The hackers are ready to attack Cyberdyne.
Writing the Exploit
Time to get to business. First the location of the stack and the code (link to code) is extracted using
%10$p:ENDEBP:%11$p:ENDRET:Then we extract the location of execve() (link to code). This is done by reading the .GOT entry of fork() and adding the appropriate offset so we end up with the address of execve(). The given input is of the form:
<addr .GOT entry fork>%22$s:ENFORK:We continue by storing the stack frame for the return-to-libc attack. To construct it we use the addresses extracted in the previous two steps. The code to construct the stack frame and store it is:
Important to note is that the memory region where the power plant info is saved is first initialized to zero. Hence the first few bytes after the plant name also contains zeros, and thus the argv and envp arguments are pointers to NULL.
Finally we trigger the return-to-libc exploit by overwriting the saved frame pointer (ebp) in the print function:
When combining all the parts we get the following beautiful result (link to code):
There is no right and wrong.

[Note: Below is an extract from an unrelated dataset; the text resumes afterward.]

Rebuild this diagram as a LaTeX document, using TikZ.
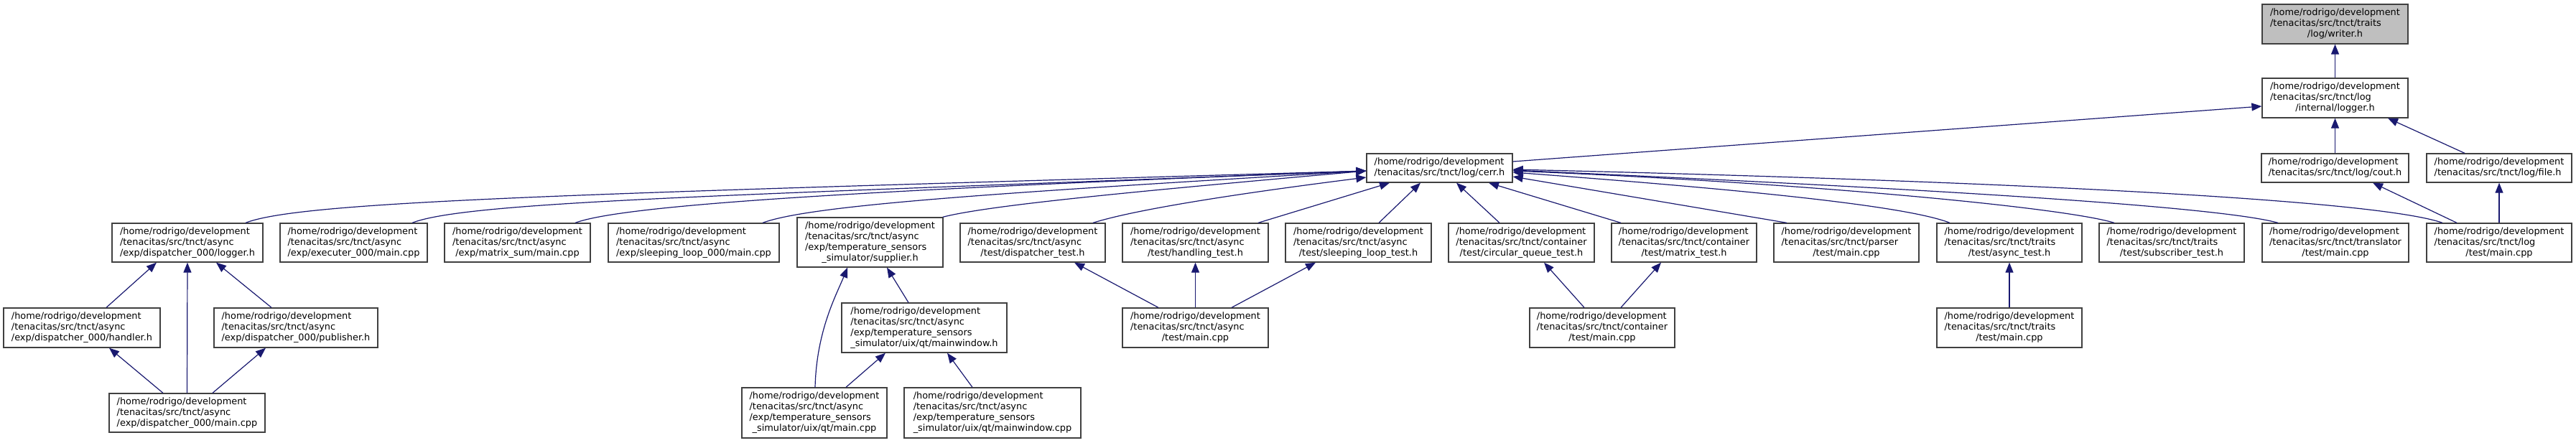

There's only fun and boring.
Exploit Reliability
A final note is due about the reliability of the current exploit. It assumes there are no whitespace characters (space, tab, newline, vertical-tab, form-feed characters, or terminating zero) within any of the (extracted) addresses. If there are the exploit will fail as not all data of the payload and/or exploit will be read during the scanf call. However this is only a limitation of the current exploit: we can write any byte using the format specifier %hn and read any byte using %s. This allows us to create an exploit which will work under any environment.
Background
The UCSB International Capture The Flag (iCTF) is a computer security challenge where participants have to attack other systems and defend their own. This year we participated with our KU Leuven hacknamstyle research team.
To get a feel of the atmosphere of a security CTF, the video below shows the rwthCTF from the perspective of the organizers (and of course we also participated in that CTF).
For the iCTF our team successfully exploited 4 challenges:
nuclearboom, water, pesticides and traintrain. This got us quite some
attack points, though we didn't focus on defence, making us end on a
respectable 37 place out of 98 participating teams.
In this post I focused on one challenge: nuclearboom. I've already encountered a few write-ups on nuclearboom [codezen, lifayk], but those only explain how to steal the flag, whereas my exploit actually make it spawn a (remote) shell. To do this we have bypassed both ASLR and NX, both widely used protection mechanisms in modern operating systems and programs. It turned out that this challenge was perfect to show how information leakage defeats ASLR, and how a return-oriented-programming techniques can defeat NX.
Footnotes
[1] After accepting an incoming connection stdout, stdin and stderr are replaced with the socket file descriptor using dup2. This way the program can simply use sscanf and printf, knowing that everything actually happens over the TCP connection. So in this case the output of the printf call will be redirected over the TCP connection.